Study Unlocks the "Sticky" Mechanics of Antimatter

Complex molecular vibrations facilitate the trapping of antimatter particles, enabling distinct binding states that momentarily hold a positron to a molecule before it annihilates. This finding comes from research led by Professor Soumen Ghosh from the School of Arts and Sciences and Ahmedabad University alumnus Akhil Mundaplackal, who contributed to the study as part of his undergraduate thesis. The work involved collaboration with researchers at UC San Diego.

The research challenges long-standing theoretical assumptions that positron binding occurs primarily through simple, single molecular vibrations. While earlier models acknowledged the presence of multi-quantum vibrations, they assumed they would only contribute to a blurry, continuous background.
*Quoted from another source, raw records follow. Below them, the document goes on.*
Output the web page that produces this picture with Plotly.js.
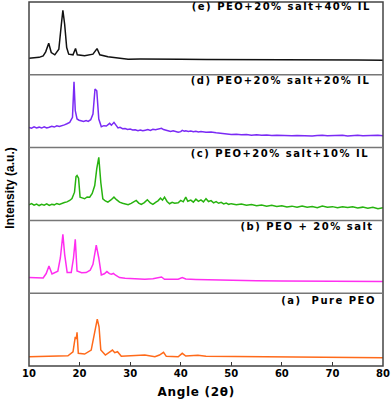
<!DOCTYPE html>
<html>
<head>
<meta charset="utf-8">
<script src="https://cdn.plot.ly/plotly-3.0.1.min.js"></script>
<style>
  html, body { margin: 0; padding: 0; background: #fff; }
  #graph { width: 392px; height: 400px; }
</style>
</head>
<body>
<div id="graph"></div>
<script>
// (a) Pure PEO
var angleA = [10, 12, 13.75, 16, 17.7, 18.7, 19.15, 19.35, 19.5, 19.75, 21, 22.3, 23, 23.5, 23.85, 24.2, 25.1, 26.5, 26.95, 27.5, 28.25, 30, 32.9, 34.9, 35.8, 36.6, 37.15, 39.5, 40.3, 41, 43.4, 45, 50, 55, 60, 65, 70, 75, 80];
var intA = [9.3, 9.5, 9.3, 9.8, 10.3, 14.3, 29.3, 27, 33.7, 12.7, 12, 16, 32.7, 47, 39.3, 16, 11, 16, 13.3, 14.3, 9.7, 10.2, 11, 9.3, 11, 13.7, 9.7, 9.3, 12.7, 10, 10.7, 9.8, 9.5, 9.2, 9, 8.8, 8.7, 8.5, 8.3];

// (b) PEO + 20% salt
var angleB = [10, 11, 12, 12.8, 13.4, 13.95, 14.55, 15.2, 15.7, 16.2, 16.7, 17.05, 17.55, 18.35, 18.8, 19.15, 19.5, 20.4, 21.3, 22.1, 22.65, 23.3, 23.8, 24.3, 24.9, 25.4, 25.9, 26.3, 26.7, 27.05, 27.9, 29, 31, 32.9, 34.5, 36.2, 36.8, 38, 39.5, 40.3, 41, 43, 45, 47, 50, 55, 60, 65, 70, 75, 80];
var intB = [15.7, 15.5, 15.6, 15.3, 19.7, 27.3, 19.3, 20.5, 22, 35.3, 59, 39, 20.7, 20.7, 35.3, 54, 22.3, 20.5, 20.7, 23, 29, 48.3, 35.3, 18.3, 19.5, 21.7, 19.6, 19, 19.8, 18.3, 15.7, 15, 14.6, 14, 14.5, 16.3, 14, 14.3, 14, 15.7, 14.2, 13.8, 13.5, 13.4, 13.2, 12.6, 12.3, 12.2, 12, 11.9, 11.7];

// (c) PEO+20% salt+10% IL
var angleC = [10, 10.5, 11, 11.5, 12, 12.5, 13, 13.5, 14, 14.5, 15, 15.5, 16, 16.5, 17, 17.5, 18.05, 18.5, 19, 19.3, 19.5, 19.8, 20.1, 20.5, 21, 21.5, 22, 22.5, 23, 23.4, 23.8, 24.2, 24.6, 25.1, 25.6, 26.2, 26.8, 27.3, 27.9, 28.5, 29, 29.6, 30.2, 30.7, 31.2, 31.7, 32.2, 32.8, 33.4, 34, 34.5, 35.1, 35.5, 36, 36.4, 36.8, 37.3, 37.8, 38.3, 38.8, 39.5, 40, 40.5, 41, 41.4, 42, 42.5, 43, 43.5, 44, 44.5, 45, 45.5, 46, 46.5, 47, 47.5, 48, 48.5, 49, 49.5, 50, 51, 52, 53, 54, 55, 56, 57, 58, 59, 60, 61, 62, 63, 64, 65, 66, 67, 68, 69, 70, 71, 72, 73, 74, 75, 76, 77, 78, 79, 80];
var intC = [15.7, 16.8, 15.2, 16.4, 14.9, 16.1, 15.3, 16.6, 15, 16.2, 15.6, 17, 16.1, 17.3, 17.9, 18.6, 20, 22, 28.3, 44, 45, 42.3, 23.3, 22.6, 21.7, 23.5, 23.3, 27, 35, 52, 63.3, 38, 21.7, 19.5, 18.3, 20.5, 23.3, 20.8, 18.3, 17.2, 16.5, 15.7, 17.1, 18.2, 20, 17.4, 16, 17.8, 20.7, 17.5, 16, 18.3, 19.6, 22.3, 20.3, 23.3, 19, 16.7, 18.2, 17.2, 17.7, 20, 18.6, 23.3, 19.2, 20.4, 18.3, 21.3, 19.1, 20.6, 18.5, 21.8, 18.9, 19.8, 17.6, 18.9, 17.2, 18.1, 16.6, 17.4, 16.1, 16.8, 15.6, 16.4, 15.2, 15.9, 14.8, 15.5, 14.3, 15.1, 13.9, 14.6, 13.5, 14.3, 13.1, 14.4, 13.2, 13.9, 12.8, 14.5, 13.3, 13.8, 12.6, 13.7, 12.9, 13.6, 12.4, 13.3, 12.1, 13.2, 11.6, 12.8];

// (d) PEO+20% salt+20% IL
var angleD = [10, 10.5, 11, 11.5, 12, 12.5, 13, 13.5, 14, 14.5, 15, 15.5, 16, 16.5, 17, 17.5, 18.05, 18.6, 18.9, 19.15, 19.5, 19.9, 20.35, 20.8, 21.3, 21.7, 22.2, 22.65, 23.05, 23.4, 23.8, 24.3, 24.8, 25.3, 25.95, 26.3, 26.8, 27.2, 27.6, 28, 28.5, 29, 29.5, 30, 30.5, 31, 31.55, 32, 32.5, 33, 33.5, 34, 34.5, 35, 35.5, 36.2, 36.6, 37, 37.5, 38, 38.5, 39, 39.5, 40, 40.3, 40.7, 41, 41.5, 42, 42.5, 43, 43.5, 44, 45, 46, 47, 48, 49, 50, 51, 52, 53, 54, 55, 56, 57, 58, 59, 60, 61, 62, 63, 64, 65, 66, 67, 68, 69, 70, 71, 72, 73, 74, 75, 76, 77, 78, 79, 80];
var intD = [20.3, 19.5, 20.8, 19.8, 20.5, 19.6, 20.9, 19.7, 20.4, 21.3, 20.6, 21.8, 21.2, 22.4, 22.8, 23.9, 25.3, 30.3, 66, 37, 28.7, 27.5, 27, 26.2, 27.1, 26.3, 28, 33.7, 58.7, 57, 28.7, 21, 22, 21.6, 24.3, 22.5, 25.3, 22, 19.7, 20.3, 18.9, 19.2, 18.2, 18.6, 17.6, 17.9, 17, 17.6, 16.9, 17.5, 18.1, 17.3, 18.4, 18, 18.8, 19.3, 18.1, 17.5, 16.8, 16.2, 16.8, 15.7, 15.3, 16, 17.3, 16.4, 16.9, 16.2, 16.6, 15.9, 16.3, 15.7, 16.1, 15.4, 15.7, 14.8, 14.3, 13.8, 13.2, 13.5, 12.8, 13.1, 12.5, 12.9, 12.3, 12.7, 12.1, 12.4, 12, 12.3, 11.8, 12.2, 11.9, 12.3, 11.7, 12.1, 12.4, 11.8, 12.2, 11.9, 12.3, 11.7, 12.1, 12.4, 11.8, 12.2, 11.9, 12.3, 12];

// (e) PEO+20% salt+40% IL
var angleE = [10, 11, 12, 12.8, 13.3, 13.9, 14.4, 15.1, 15.9, 16.4, 16.7, 17.05, 17.45, 17.85, 18.7, 19.2, 19.55, 21, 22.65, 23.45, 24, 25.6, 27.6, 29.6, 32, 35, 38, 40, 45, 50, 55, 60, 65, 70, 75, 80];
var intE = [16.7, 17, 17.5, 19, 23, 31.7, 22.3, 20, 25.7, 50.7, 64.7, 50.7, 27.3, 20.7, 20, 26.3, 20, 19, 20.7, 26.3, 20, 18, 16.7, 15.7, 15.8, 15.5, 15.9, 15.6, 15.3, 15.1, 15.2, 15, 14.9, 15, 14.8, 14.7];

var tickVals = [10, 20, 30, 40, 50, 60, 70, 80];
var labels = ['(e) PEO+20% salt+40% IL', '(d) PEO+20% salt+20% IL', '(c) PEO+20% salt+10% IL', '(b) PEO + 20% salt', '(a)  Pure PEO'];

var colors = ['#ff6a1a', '#ff2ef0', '#27b30f', '#7a2af5', '#111111'];
var series = [[angleA, intA], [angleB, intB], [angleC, intC], [angleD, intD], [angleE, intE]];

var data = [];
for (var i = 0; i < series.length; i++) {
    data.push({
        type: 'scatter',
        mode: 'lines',
        x: series[i][0],
        y: series[i][1],
        xaxis: 'x',
        yaxis: i == 0 ? 'y' : 'y' + (i + 1),
        line: {color: colors[i], width: 1.5},
        hoverinfo: 'skip'
    });
}

var boldFont = {family: 'DejaVu Sans', size: 10, color: '#000', weight: 'bold'};

var layout = {
    width: 392,
    height: 400,
    margin: {l: 29, r: 9, t: 2, b: 34},
    paper_bgcolor: '#fff',
    plot_bgcolor: '#fff',
    showlegend: false,
    xaxis: {
        range: [10, 80],
        tickvals: tickVals,
        ticktext: tickVals.map(String),
        ticks: 'inside',
        ticklen: 4,
        tickcolor: '#333',
        tickfont: boldFont,
        showgrid: false,
        zeroline: false,
        showline: false,
        anchor: 'y'
    },
    shapes: [
        {type: 'rect', xref: 'paper', yref: 'paper', x0: 0, x1: 1, y0: 0, y1: 1,
         line: {color: '#444', width: 1.5}},
    ],
    annotations: []
};

// five stacked panels
for (var k = 0; k < 5; k++) {
    var key = k == 0 ? 'yaxis' : 'yaxis' + (k + 1);
    layout[key] = {
        domain: [k * 0.2, (k + 1) * 0.2],
        range: [0, 73],
        showticklabels: false,
        ticks: '',
        showgrid: false,
        zeroline: false,
        showline: false,
        anchor: 'x',
        fixedrange: true
    };
    if (k > 0) {
        layout.shapes.push({type: 'line', xref: 'paper', yref: 'paper', x0: 0, x1: 1,
            y0: k * 0.2, y1: k * 0.2, line: {color: '#777', width: 1.5}});
    }
}

// label centres (text is spread out after drawing, so anchor in the middle)
var labelX = [0.712, 0.712, 0.709, 0.785, 0.846];
var labelY = [0.9876, 0.7857, 0.5838, 0.3832, 0.1799];
for (var j = 0; j < labels.length; j++) {
    layout.annotations.push({
        text: labels[j],
        xref: 'paper', yref: 'paper',
        x: labelX[j], y: labelY[j],
        xanchor: 'center', yanchor: 'middle',
        showarrow: false,
        font: boldFont
    });
}

// axis titles
layout.annotations.push({
    text: 'Angle (2θ)',
    xref: 'paper', yref: 'paper',
    x: 0.472, y: -0.0706,
    xanchor: 'center', yanchor: 'middle',
    showarrow: false,
    font: {family: 'DejaVu Sans', size: 12, color: '#000', weight: 'bold'}
});
layout.annotations.push({
    text: 'Intensity (a.u.)',
    xref: 'paper', yref: 'paper',
    x: -0.0537, y: 0.49,
    xanchor: 'center', yanchor: 'middle',
    textangle: -90,
    showarrow: false,
    font: {family: 'Liberation Sans', size: 12, color: '#000', weight: 'bold'}
});

var config = {staticPlot: true, displayModeBar: false};
Plotly.newPlot('graph', data, layout, config).then(function(gd) {
    var txt = gd.querySelectorAll('.annotation-text');
    for (var n = 0; n < txt.length; n++) {
        if (n < labels.length) {
            txt[n].style.letterSpacing = '1.5px';
        } else if (n == labels.length) {
            txt[n].style.letterSpacing = '0.7px';
        }
    }
});
</script>
</body>
</html>
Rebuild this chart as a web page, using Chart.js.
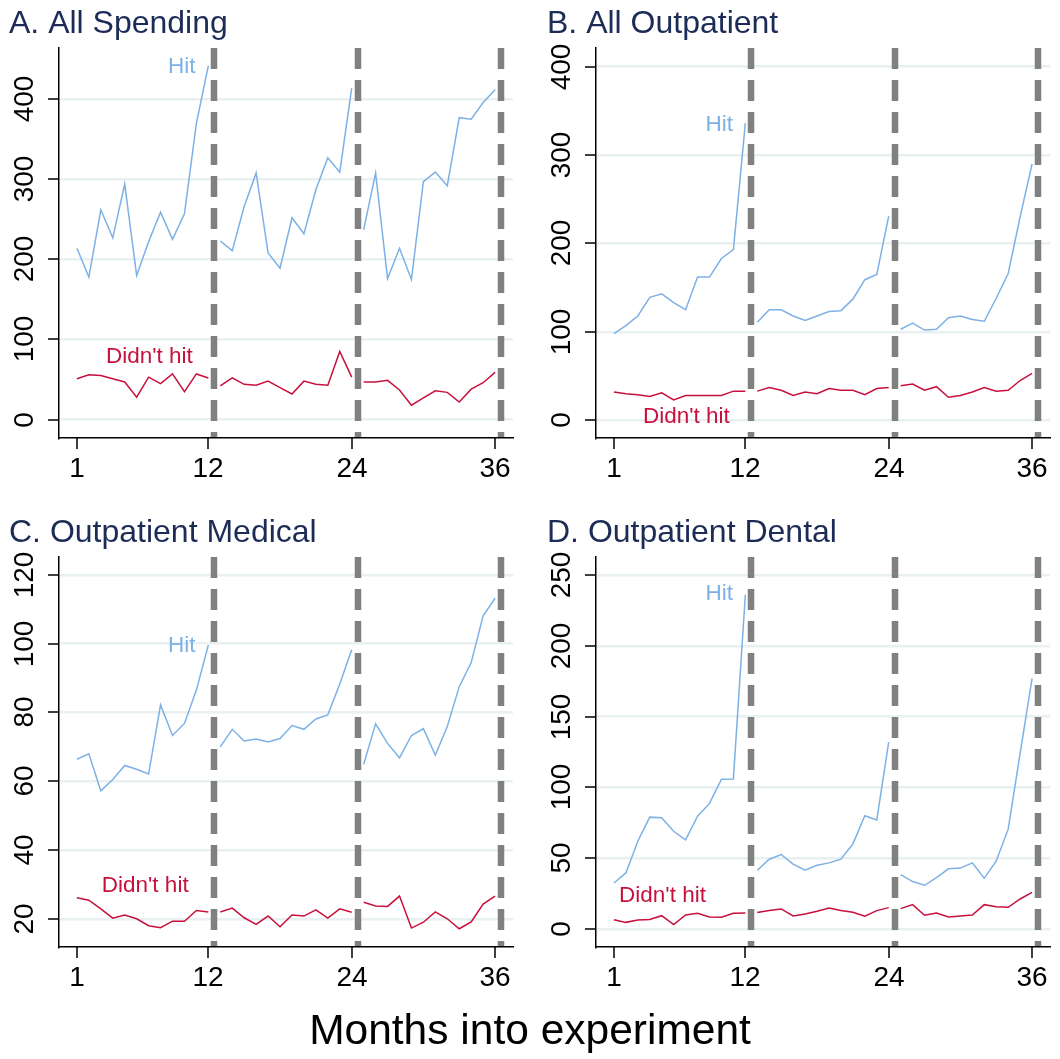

When a positron, the antimatter counterpart of an electron, interacts with a molecule, it can be captured into a transient bound state before annihilating. However, the mechanism by which a positron initially "locks" onto the molecule has remained an open question. For decades, standard models suggested that simple vibrations were the primary drivers of this process. However, high-resolution positron beam experiments proved otherwise, demonstrating that positron coupling with multi-quantum vibrations creates discrete, sharp, well-defined capture points.

Titled “Positron–molecule annihilation resonances beyond the fundamental vibrations”, the study has been accepted for publication in Physical Review A, a leading peer-reviewed scientific journal. It provides evidence that complex molecular motions are not merely background effects but play an active role in antimatter interactions.